FBI Arrests Girl, Foils Plot to Kidnap Foreign Diplomat
Sunday, March 10th, 1974
LOS ANGELES, Mar. 10 – FBI agents arrested a Manson family girl Saturday to foil what they said was a jail-hatched plot to kidnap a foreign diplomat here.
Maria Theresa Alonzo, 22, still bearing the “X” mark that Manson followers scratched in their foreheads, was arrested at her Hollywood apartment on a federal warrant charging her with violation of federal kidnaping and escape and rescue statutes.
Miss Alonzo was accused of conspiring with two Los Angeles County jail inmates – one of them a convicted skyjacker — to kidnap the counsel general of one of several countries, including Paraguay, Uruguay, Canada, France, Germany, Switzerland or Haiti.
FBI agents think the suspects were most likely to have kidnaped the consul general from Canada, Germany or France, but seven countries were mentioned in an 11-page affidavit filed with the U.S. attorney’s office by William A. Sullivan, assistant FBI director in charge of the Los Angeles office.
The Paraguay and Uruguay consul offices here were closed recently but the alleged conspirators apparently were unaware of that, the FBI said.
The affidavit says the three conspirators were planning to hold the consul for $250,000 ransom, asylum in Sweden and the freedom of the two county jail inmates, Garrett Brock Trapnell and Robert Bernard Hedberg.
Agents said Trapnell and Hedberg planned the kidnapping, then asked Miss Alonzo — Hedberg’s girl friend — to help them execute it.
She then asked a fourth, unnamed person for assistance, agents said, and the fourth person went straight to the FBI.
Miss Alonzo was under surveillance for more than a week.
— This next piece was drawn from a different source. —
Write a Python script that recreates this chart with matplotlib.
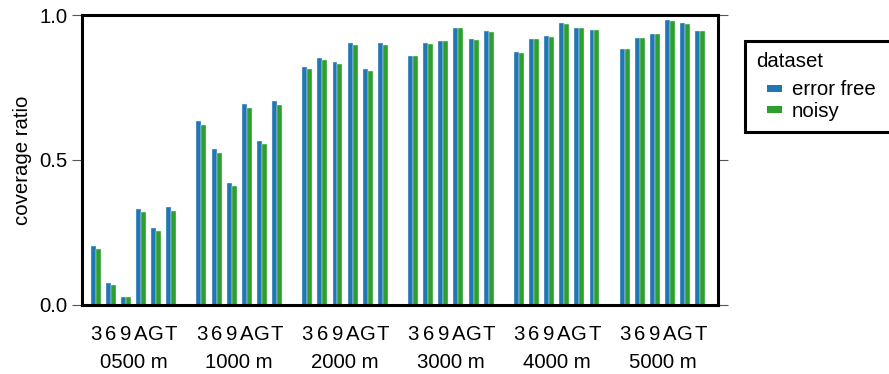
import matplotlib
matplotlib.use("Agg")
import matplotlib.pyplot as plt
from matplotlib.patches import Rectangle
from matplotlib.legend_handler import HandlerPatch
import numpy as np

plt.rcParams['font.family'] = ['Liberation Sans', 'DejaVu Sans']

# Data: coverage ratio per distance group and sub-category
groups = ["0500 m", "1000 m", "2000 m", "3000 m", "4000 m", "5000 m"]
subcats = ["3", "6", "9", "A", "G", "T"]
series = ["error free", "noisy"]
colors = ["#1f77b4", "#2ca02c"]

error_free = [
    [0.201, 0.073, 0.027, 0.331, 0.266, 0.337],
    [0.636, 0.536, 0.419, 0.693, 0.566, 0.704],
    [0.820, 0.851, 0.837, 0.903, 0.814, 0.904],
    [0.859, 0.904, 0.912, 0.957, 0.917, 0.945],
    [0.873, 0.917, 0.927, 0.973, 0.955, 0.949],
    [0.883, 0.922, 0.936, 0.983, 0.972, 0.947],
]
noisy = [
    [0.192, 0.069, 0.025, 0.319, 0.255, 0.323],
    [0.622, 0.523, 0.409, 0.680, 0.554, 0.689],
    [0.816, 0.845, 0.830, 0.897, 0.808, 0.898],
    [0.859, 0.902, 0.911, 0.955, 0.913, 0.942],
    [0.871, 0.917, 0.926, 0.971, 0.955, 0.948],
    [0.883, 0.921, 0.935, 0.982, 0.970, 0.947],
]

FS = 14.7
W, H = 889, 374
fig = plt.figure(figsize=(W / 100, H / 100), dpi=100)
ax = fig.add_axes([82 / W, 1 - 304.5 / H, (717.7 - 82) / W, (304.5 - 15.3) / H])

stride = len(subcats) + 1
bar_w = 0.33
positions = []
labels = []
for g, gname in enumerate(groups):
    x = g * stride + np.arange(len(subcats))
    for s, vals in enumerate([error_free[g], noisy[g]]):
        off = (s - 0.5) * bar_w
        ax.bar(x + off, vals, width=bar_w, color=colors[s],
               edgecolor="#e8f0f8", linewidth=0.3)
    positions.extend(x)
    labels.extend(subcats)
    ax.text(x.mean(), -0.2, gname, transform=ax.get_xaxis_transform(),
            ha="center", va="center", fontsize=FS)

ax.set_xlim(-0.9, 41.15)
ax.set_ylim(0, 1.0)
ax.set_yticks([0.0, 0.5, 1.0])
ax.set_yticklabels(["0.0", "0.5", "1.0"])
ax.set_xticks(positions)
ax.set_xticklabels(labels)

ax.tick_params(axis="x", length=0, pad=15, labelsize=FS)
ax.tick_params(axis="y", left=True, right=True, labelright=False,
               direction="out", length=7.2, width=0.8, color="#555555",
               pad=3.4, labelsize=FS)
for sp in ax.spines.values():
    sp.set_linewidth(2.2)
    sp.set_color("black")

ax.set_ylabel("coverage ratio", fontsize=FS, labelpad=5)


class IndentedPatch(HandlerPatch):
    """Small swatch drawn at the right end of the handle slot."""
    def create_artists(self, legend, orig_handle, xdescent, ydescent,
                       width, height, fontsize, trans):
        pw = 0.7 * fontsize
        ph = 0.34 * fontsize
        r = Rectangle((-xdescent + width - pw, -ydescent + (height - ph) / 2),
                      pw, ph, facecolor=orig_handle.get_facecolor(),
                      edgecolor="none", transform=trans)
        return [r]


handles = [Rectangle((0, 0), 1, 1, facecolor=c) for c in colors]
leg = fig.legend(handles, series, title="dataset", loc="upper left",
                 bbox_to_anchor=(745 / W, 0.3, 0.2, (1 - 41 / H) - 0.3),
                 mode="expand", borderaxespad=0, fontsize=FS,
                 title_fontsize=FS, frameon=True, fancybox=False,
                 alignment="left", borderpad=0.55, labelspacing=0.12,
                 handlelength=1.25, handletextpad=0.5,
                 handler_map={Rectangle: IndentedPatch()})
leg._legend_box.sep = 0.45 * FS
fr = leg.get_frame()
fr.set_edgecolor("black")
fr.set_linewidth(2.2)
fr.set_alpha(None)
fr.set_facecolor("white")

fig.savefig("out.png", dpi=100)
The kidnaping was expected Friday morning, but Miss Alonzo developed a boil, and went instead to County-USC Medical Center for treatment.
On Saturday afternoon, agents decided to wait no longer. They arrested Miss Alonzo, and simultaneously filed charges against Trapnell and Hedberg.
Trapnell 36, was convicted last May of hijacking a Los Angeles-to-New York airliner and demanding a $306,300 ransom, asylum in Europe, the release of a prisoner in a Dallas jail and the release of Angela Davis, then imprisoned on murder charges arising out of the 1970 Marin County courthouse shooting.
An FBI agent posing as a TWA crew member shot Trapnell and thwarted his skyjack attempt.
Authorities described Trapnell as a bizarre character who often carried an attache case, affected a James Bond role, trained two German shepherds to be vicious and boasted that he could beat any criminal charge on an insanity plea.
Trapnell did, in fact, win a bad check case in the San Fernando Valley several years ago with an insanity plea, and when he was arrested after trying to hijack TWA Flight 2 Jan. 29, 1972, he again entered an insanity plea.
His first trial ended in a mistrial, but he was subsequently convicted and sentenced to life imprisonment. He was returned to Los Angeles County Jail recently to stand trial on charges of robbing the Princess Louise restaurant of $10,000 in October, 1971.
Hedberg, 36, was arrested Jan. 29 for unlawful flight to avoid prosecution after a shootout with police in Calexico. He was also charged with assault with a deadly weapon.
Miss Alonzo has been arrested several times, on charges ranging from possession of dangerous drugs to prostitution.
Hedberg, Trapnell and Miss Alonzo will be arrained Monday before a U.S. magistrate In Los Angeles.